I rappresentanti della Fiom si uniranno ai lavoratori in sciopero allo stabilimento Ford del Michigan, a Wayne. A seguire, giusto il tempo di bere un sorso d’acqua, ci sarà la visita alla Solidarity House, sede dell’Uaw, dove potrebbe esserci l’incontro con il mitologico presidente Shawn Fain, ideatore della protesta multipla lanciata a metà settembre. Due chiacchiere, qualche pacca sulla spalla e via verso lo stabilimento di General Motors a Ypsilanti, sempre nel Michigan, dove la delegazione nel pomeriggio offrirà supporto alla protesta. Serata libera. Per l’ultima tappa, prevista per sabato, si torna da Stellantis, questa volta a Romulus, sempre in Michigan, dove si trova il centro di distribuzione dei pezzi di ricambio Mopar. Anche qui il quartetto parteciperà al picchetto dei lavoratori. Poi, finalmente, il rientro in Italia, per raccogliere il meritato plauso da parte degli operai italiani che sono rimasti a spaccarsi la schiena negli impianti nostrani, con la paura di finire in cassa integrazione da un giorno all’altro a causa del progressivo smantellamento della produzione di Stellantis in Italia. Dal 19 ottobre al 3 novembre, ad esempio, scatterà la cig a Mirafiori per circa 2.500 lavoratori addetti alla produzione dei modelli Maserati e 500 elettrica. Ad agosto era toccato agli operai di Melfi e ancora prima a quelli di Pomigliano d’Arco, seppure per la grande ondata di caldo.
I NUMERI
Ma i numeri parlano chiaro: nei primi nove mesi dell’anni Stallentis in Italia ha registrato un calo complessivo della produzione rispetto ai livelli prepandemia del 10%, con picchi del 30% a Melfi e del 24% ad Atessa. Il piano a cui sta lavorando il governo per riportare il numero di auto sfornate dagli stabilimenti italiani ad un milione di unità non vede passi avanti e si intensificano invece le voci di un progressivo spostamento del baricentro del gruppo in Francia e in fabbriche situate all’estero.

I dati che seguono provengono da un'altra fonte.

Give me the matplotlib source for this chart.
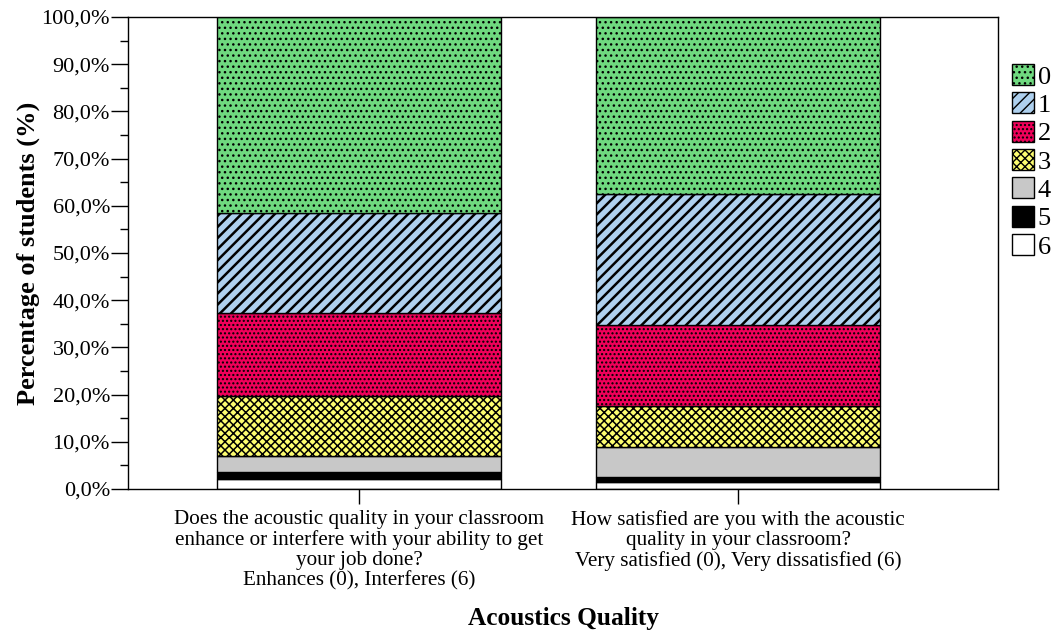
import matplotlib
matplotlib.use("Agg")
import matplotlib.pyplot as plt
from matplotlib.patches import Patch
from matplotlib.ticker import FuncFormatter, MultipleLocator

plt.rcParams["font.family"] = ["Liberation Serif", "DejaVu Serif"]

questions = [
    "Does the acoustic quality in your classroom\nenhance or interfere with your ability to get\nyour job done?\nEnhances (0), Interferes (6)",
    "How satisfied are you with the acoustic\nquality in your classroom?\nVery satisfied (0), Very dissatisfied (6)",
]
levels = ["0", "1", "2", "3", "4", "5", "6"]
# percentage of students answering each level, per question
pct = {
    "0": [41.5, 37.4],
    "1": [21.2, 27.9],
    "2": [17.6, 17.1],
    "3": [12.7, 8.8],
    "4": [3.3, 6.3],
    "5": [1.6, 1.0],
    "6": [2.1, 1.5],
}
colors = {
    "0": "#6fd97f", "1": "#aed0ee", "2": "#f0005a", "3": "#fdfd70",
    "4": "#c8c8c8", "5": "#000000", "6": "#ffffff",
}
hatches = {
    "0": "...", "1": "///", "2": "....", "3": "xxxx",
    "4": None, "5": None, "6": None,
}
hatch_lw = {"0": 1.0, "1": 1.8, "2": 1.0, "3": 1.1, "4": 1.0, "5": 1.0, "6": 1.0}

fig = plt.figure(figsize=(10.53, 6.30), dpi=100)
ax = fig.add_axes([128 / 1053, 1 - 489 / 630, 870 / 1053, 472 / 630])

x = [0, 1]
bottoms = [0.0, 0.0]
# stack from level 6 at the bottom up to level 0 at the top
for lv in reversed(levels):
    with plt.rc_context({"hatch.linewidth": hatch_lw[lv]}):
        ax.bar(x, pct[lv], width=0.75, bottom=bottoms, color=colors[lv],
               hatch=hatches[lv], edgecolor="black", linewidth=1.0, zorder=2)
    bottoms = [b + v for b, v in zip(bottoms, pct[lv])]

ax.set_xlim(-0.61, 1.686)
ax.set_ylim(0, 100)
ax.yaxis.set_major_locator(MultipleLocator(10))
ax.yaxis.set_minor_locator(MultipleLocator(5))
ax.yaxis.set_major_formatter(FuncFormatter(lambda v, p: f"{v:.1f}%".replace(".", ",")))
ax.tick_params(axis="y", which="major", length=12, width=1, labelsize=16, pad=1)
ax.tick_params(axis="y", which="minor", length=6, width=1)
ax.set_xticks(x)
ax.set_xticklabels(questions, fontsize=15.2, linespacing=1.07)
ax.tick_params(axis="x", length=11, width=1, pad=4)
for s in ax.spines.values():
    s.set_linewidth(1.0)

ax.set_ylabel("Percentage of students (%)", fontsize=19, fontweight="bold", labelpad=1)
ax.set_xlabel("Acoustics Quality", fontsize=18.3, fontweight="bold", labelpad=12)

handles = []
for lv in levels:
    with plt.rc_context({"hatch.linewidth": hatch_lw[lv]}):
        handles.append(Patch(facecolor=colors[lv], hatch=hatches[lv],
                             edgecolor="black", linewidth=1.0))
fig.legend(handles, levels, loc="upper left",
           bbox_to_anchor=(1012 / 1053, 1 - 64 / 630), frameon=False,
           fontsize=19, handlelength=0.85, handleheight=0.85,
           handletextpad=0.12, labelspacing=0.14, borderpad=0, borderaxespad=0)

fig.savefig("out.png", dpi=100)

C’era proprio bisogno della vacanza premio a Detroit per i quattro baldanzosi delegati del sindacato rosso? Anche perché gli Usa non sono l’Italia. Qui Maurizio Landini si muove con disinvoltura dai salotti buoni alle manifestazioni di piazza, proclamando e minacciando scioperi a ripetizione, talvolta preventivi, solo per smuovere un po’ le acque. In America, tanto per dire, erano 88 anni che non si faceva una protesta di questo tipo. E le aziende, la cui stima di perdita è di 5,5 miliardi di dollari stanno rispondendo agli scioperi con raffiche di diverse centinaia di licenziamenti temporanei a causa dei blocchi della produzione. Il picchetto in trasferta, forse, si poteva evitare.